All of the material below is to be returned exactly.

::: Data lines

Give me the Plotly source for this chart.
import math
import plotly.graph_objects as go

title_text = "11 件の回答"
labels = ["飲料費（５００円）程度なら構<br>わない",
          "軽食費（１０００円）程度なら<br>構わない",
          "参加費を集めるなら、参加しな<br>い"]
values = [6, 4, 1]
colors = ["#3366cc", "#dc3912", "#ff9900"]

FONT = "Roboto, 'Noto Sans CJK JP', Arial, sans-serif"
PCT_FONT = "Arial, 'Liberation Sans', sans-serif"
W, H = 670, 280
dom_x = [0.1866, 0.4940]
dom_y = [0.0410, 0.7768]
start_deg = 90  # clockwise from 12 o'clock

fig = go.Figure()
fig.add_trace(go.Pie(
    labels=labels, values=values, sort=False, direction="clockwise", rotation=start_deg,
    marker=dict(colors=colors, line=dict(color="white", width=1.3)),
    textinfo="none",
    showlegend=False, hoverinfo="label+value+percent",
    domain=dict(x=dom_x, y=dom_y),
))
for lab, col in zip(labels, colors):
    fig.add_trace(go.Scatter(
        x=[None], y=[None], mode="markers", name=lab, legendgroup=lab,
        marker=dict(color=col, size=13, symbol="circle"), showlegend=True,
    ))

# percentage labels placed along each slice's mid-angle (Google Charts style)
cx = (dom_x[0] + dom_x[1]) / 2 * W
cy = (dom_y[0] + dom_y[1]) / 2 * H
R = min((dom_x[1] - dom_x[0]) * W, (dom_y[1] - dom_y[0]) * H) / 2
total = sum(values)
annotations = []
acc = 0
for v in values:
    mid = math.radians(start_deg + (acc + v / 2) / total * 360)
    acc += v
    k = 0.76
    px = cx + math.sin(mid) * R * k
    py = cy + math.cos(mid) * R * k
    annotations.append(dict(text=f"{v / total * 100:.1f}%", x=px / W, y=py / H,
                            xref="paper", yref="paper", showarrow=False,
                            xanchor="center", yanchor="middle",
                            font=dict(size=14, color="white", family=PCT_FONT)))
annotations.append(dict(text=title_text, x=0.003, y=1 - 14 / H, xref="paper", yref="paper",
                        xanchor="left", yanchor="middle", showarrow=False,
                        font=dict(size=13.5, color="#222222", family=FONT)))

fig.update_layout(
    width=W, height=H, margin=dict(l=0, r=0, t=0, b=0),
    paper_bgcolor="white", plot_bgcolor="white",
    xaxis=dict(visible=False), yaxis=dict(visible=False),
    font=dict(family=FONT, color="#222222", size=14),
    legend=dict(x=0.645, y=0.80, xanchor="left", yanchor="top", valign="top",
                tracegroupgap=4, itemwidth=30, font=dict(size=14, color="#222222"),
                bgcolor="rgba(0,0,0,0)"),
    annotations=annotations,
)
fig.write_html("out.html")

::::::

* Exercise response
Give me the Plotly source for this chart.
import math
import plotly.graph_objects as go

title_text = "11 件の回答"
labels = ["飲料費（５００円）程度なら構<br>わない",
          "軽食費（１０００円）程度なら<br>構わない",
          "参加費を集めるなら、参加しな<br>い"]
values = [6, 4, 1]
colors = ["#3366cc", "#dc3912", "#ff9900"]

FONT = "Roboto, 'Noto Sans CJK JP', Arial, sans-serif"
PCT_FONT = "Arial, 'Liberation Sans', sans-serif"
W, H = 670, 280
dom_x = [0.1866, 0.4940]
dom_y = [0.0410, 0.7768]
start_deg = 90  # clockwise from 12 o'clock

fig = go.Figure()
fig.add_trace(go.Pie(
    labels=labels, values=values, sort=False, direction="clockwise", rotation=start_deg,
    marker=dict(colors=colors, line=dict(color="white", width=1.3)),
    textinfo="none",
    showlegend=False, hoverinfo="label+value+percent",
    domain=dict(x=dom_x, y=dom_y),
))
for lab, col in zip(labels, colors):
    fig.add_trace(go.Scatter(
        x=[None], y=[None], mode="markers", name=lab, legendgroup=lab,
        marker=dict(color=col, size=13, symbol="circle"), showlegend=True,
    ))

# percentage labels placed along each slice's mid-angle (Google Charts style)
cx = (dom_x[0] + dom_x[1]) / 2 * W
cy = (dom_y[0] + dom_y[1]) / 2 * H
R = min((dom_x[1] - dom_x[0]) * W, (dom_y[1] - dom_y[0]) * H) / 2
total = sum(values)
annotations = []
acc = 0
for v in values:
    mid = math.radians(start_deg + (acc + v / 2) / total * 360)
    acc += v
    k = 0.76
    px = cx + math.sin(mid) * R * k
    py = cy + math.cos(mid) * R * k
    annotations.append(dict(text=f"{v / total * 100:.1f}%", x=px / W, y=py / H,
                            xref="paper", yref="paper", showarrow=False,
                            xanchor="center", yanchor="middle",
                            font=dict(size=14, color="white", family=PCT_FONT)))
annotations.append(dict(text=title_text, x=0.003, y=1 - 14 / H, xref="paper", yref="paper",
                        xanchor="left", yanchor="middle", showarrow=False,
                        font=dict(size=13.5, color="#222222", family=FONT)))

fig.update_layout(
    width=W, height=H, margin=dict(l=0, r=0, t=0, b=0),
    paper_bgcolor="white", plot_bgcolor="white",
    xaxis=dict(visible=False), yaxis=dict(visible=False),
    font=dict(family=FONT, color="#222222", size=14),
    legend=dict(x=0.645, y=0.80, xanchor="left", yanchor="top", valign="top",
                tracegroupgap=4, itemwidth=30, font=dict(size=14, color="#222222"),
                bgcolor="rgba(0,0,0,0)"),
    annotations=annotations,
)
fig.write_html("out.html")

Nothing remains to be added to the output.